## WHAT IS BEING ASKED
Leave out any pictures and transcribe all other data below exactly.
---- INFORMATION PROVIDED
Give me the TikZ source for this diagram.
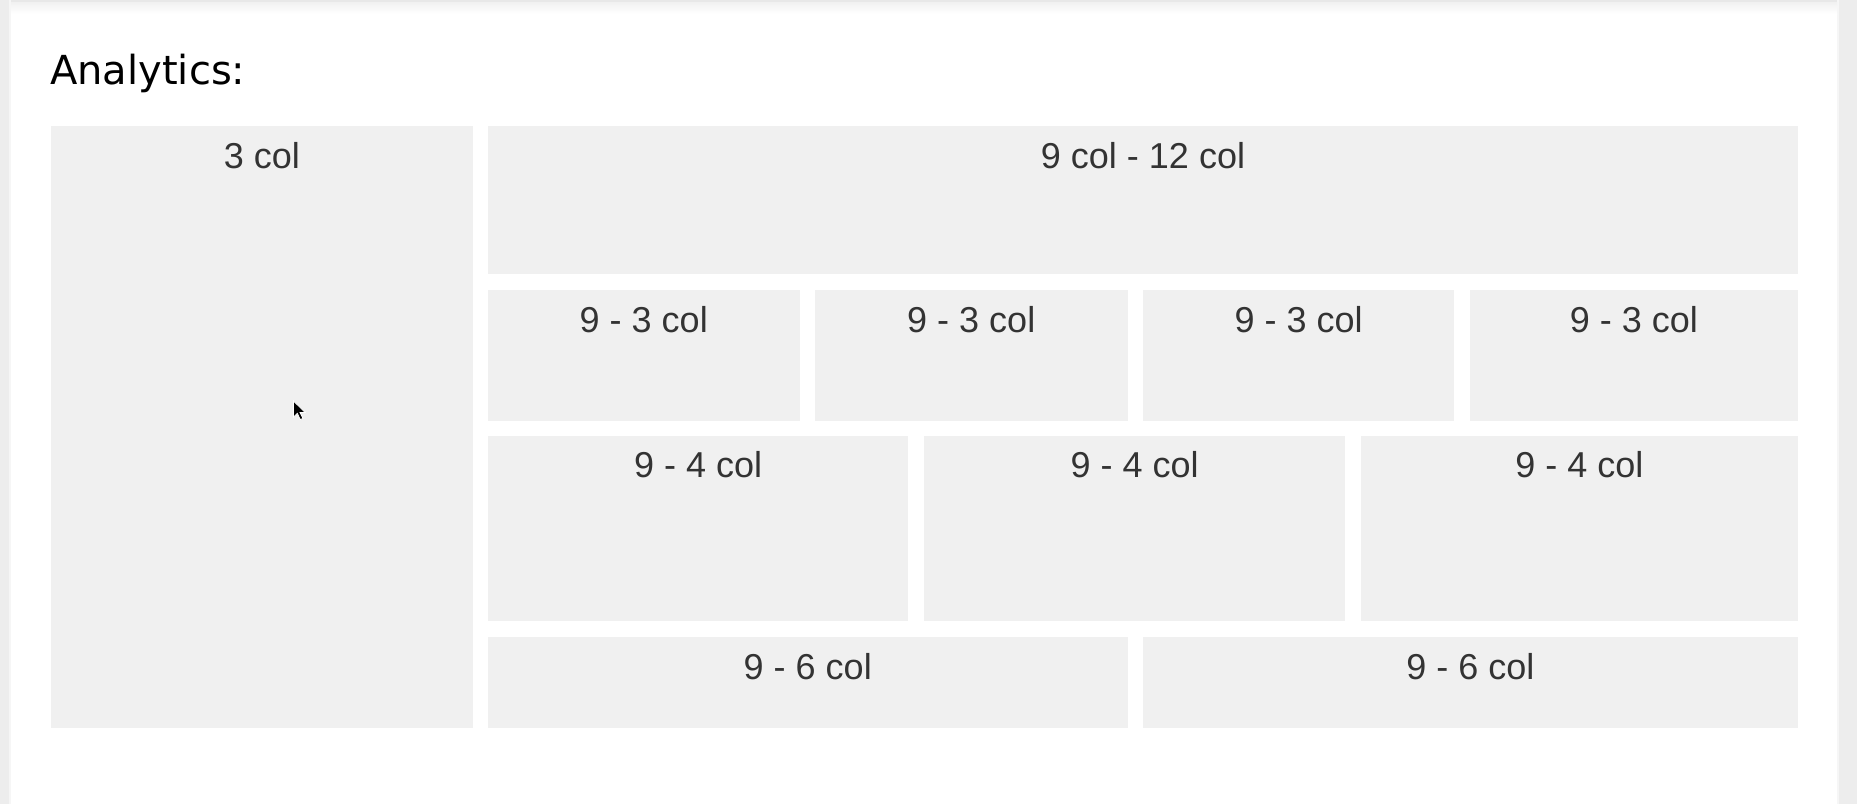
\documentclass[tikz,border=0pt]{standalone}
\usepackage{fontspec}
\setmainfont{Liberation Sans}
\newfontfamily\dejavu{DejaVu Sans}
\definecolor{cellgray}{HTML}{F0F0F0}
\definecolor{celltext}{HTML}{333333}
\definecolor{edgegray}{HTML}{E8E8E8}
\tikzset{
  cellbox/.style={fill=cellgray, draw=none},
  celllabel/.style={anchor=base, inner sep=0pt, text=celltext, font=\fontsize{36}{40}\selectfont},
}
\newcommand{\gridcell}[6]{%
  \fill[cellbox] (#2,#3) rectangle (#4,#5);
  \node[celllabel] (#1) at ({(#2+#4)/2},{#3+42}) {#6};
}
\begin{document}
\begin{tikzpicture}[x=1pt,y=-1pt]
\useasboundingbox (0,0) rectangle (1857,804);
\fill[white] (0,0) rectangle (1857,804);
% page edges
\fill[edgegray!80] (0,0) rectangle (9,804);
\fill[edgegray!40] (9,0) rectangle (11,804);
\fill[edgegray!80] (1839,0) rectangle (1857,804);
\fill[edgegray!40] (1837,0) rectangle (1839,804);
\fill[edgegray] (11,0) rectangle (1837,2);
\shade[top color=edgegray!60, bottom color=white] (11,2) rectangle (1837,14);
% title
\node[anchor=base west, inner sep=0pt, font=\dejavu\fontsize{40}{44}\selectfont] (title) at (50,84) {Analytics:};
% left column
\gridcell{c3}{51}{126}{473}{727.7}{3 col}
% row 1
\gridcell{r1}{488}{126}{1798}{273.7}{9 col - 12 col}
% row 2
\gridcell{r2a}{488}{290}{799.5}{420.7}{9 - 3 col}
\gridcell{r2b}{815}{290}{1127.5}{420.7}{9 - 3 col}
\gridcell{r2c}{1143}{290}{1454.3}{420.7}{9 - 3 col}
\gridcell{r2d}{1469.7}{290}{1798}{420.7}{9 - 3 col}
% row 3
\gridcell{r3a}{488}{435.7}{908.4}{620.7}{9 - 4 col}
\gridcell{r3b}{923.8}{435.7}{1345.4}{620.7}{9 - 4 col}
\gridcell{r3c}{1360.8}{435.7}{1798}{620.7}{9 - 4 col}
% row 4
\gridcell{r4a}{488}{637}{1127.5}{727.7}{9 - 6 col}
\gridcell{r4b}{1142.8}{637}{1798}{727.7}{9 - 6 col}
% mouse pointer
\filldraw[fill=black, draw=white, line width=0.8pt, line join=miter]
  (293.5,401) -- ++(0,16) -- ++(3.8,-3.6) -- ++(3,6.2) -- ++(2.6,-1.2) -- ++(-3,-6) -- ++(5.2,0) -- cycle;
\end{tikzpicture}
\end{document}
--------
## EXERCISE OUTPUT
Give me the TikZ source for this diagram.
\documentclass[tikz,border=0pt]{standalone}
\usepackage{fontspec}
\setmainfont{Liberation Sans}
\newfontfamily\dejavu{DejaVu Sans}
\definecolor{cellgray}{HTML}{F0F0F0}
\definecolor{celltext}{HTML}{333333}
\definecolor{edgegray}{HTML}{E8E8E8}
\tikzset{
  cellbox/.style={fill=cellgray, draw=none},
  celllabel/.style={anchor=base, inner sep=0pt, text=celltext, font=\fontsize{36}{40}\selectfont},
}
\newcommand{\gridcell}[6]{%
  \fill[cellbox] (#2,#3) rectangle (#4,#5);
  \node[celllabel] (#1) at ({(#2+#4)/2},{#3+42}) {#6};
}
\begin{document}
\begin{tikzpicture}[x=1pt,y=-1pt]
\useasboundingbox (0,0) rectangle (1857,804);
\fill[white] (0,0) rectangle (1857,804);
% page edges
\fill[edgegray!80] (0,0) rectangle (9,804);
\fill[edgegray!40] (9,0) rectangle (11,804);
\fill[edgegray!80] (1839,0) rectangle (1857,804);
\fill[edgegray!40] (1837,0) rectangle (1839,804);
\fill[edgegray] (11,0) rectangle (1837,2);
\shade[top color=edgegray!60, bottom color=white] (11,2) rectangle (1837,14);
% title
\node[anchor=base west, inner sep=0pt, font=\dejavu\fontsize{40}{44}\selectfont] (title) at (50,84) {Analytics:};
% left column
\gridcell{c3}{51}{126}{473}{727.7}{3 col}
% row 1
\gridcell{r1}{488}{126}{1798}{273.7}{9 col - 12 col}
% row 2
\gridcell{r2a}{488}{290}{799.5}{420.7}{9 - 3 col}
\gridcell{r2b}{815}{290}{1127.5}{420.7}{9 - 3 col}
\gridcell{r2c}{1143}{290}{1454.3}{420.7}{9 - 3 col}
\gridcell{r2d}{1469.7}{290}{1798}{420.7}{9 - 3 col}
% row 3
\gridcell{r3a}{488}{435.7}{908.4}{620.7}{9 - 4 col}
\gridcell{r3b}{923.8}{435.7}{1345.4}{620.7}{9 - 4 col}
\gridcell{r3c}{1360.8}{435.7}{1798}{620.7}{9 - 4 col}
% row 4
\gridcell{r4a}{488}{637}{1127.5}{727.7}{9 - 6 col}
\gridcell{r4b}{1142.8}{637}{1798}{727.7}{9 - 6 col}
% mouse pointer
\filldraw[fill=black, draw=white, line width=0.8pt, line join=miter]
  (293.5,401) -- ++(0,16) -- ++(3.8,-3.6) -- ++(3,6.2) -- ++(2.6,-1.2) -- ++(-3,-6) -- ++(5.2,0) -- cycle;
\end{tikzpicture}
\end{document}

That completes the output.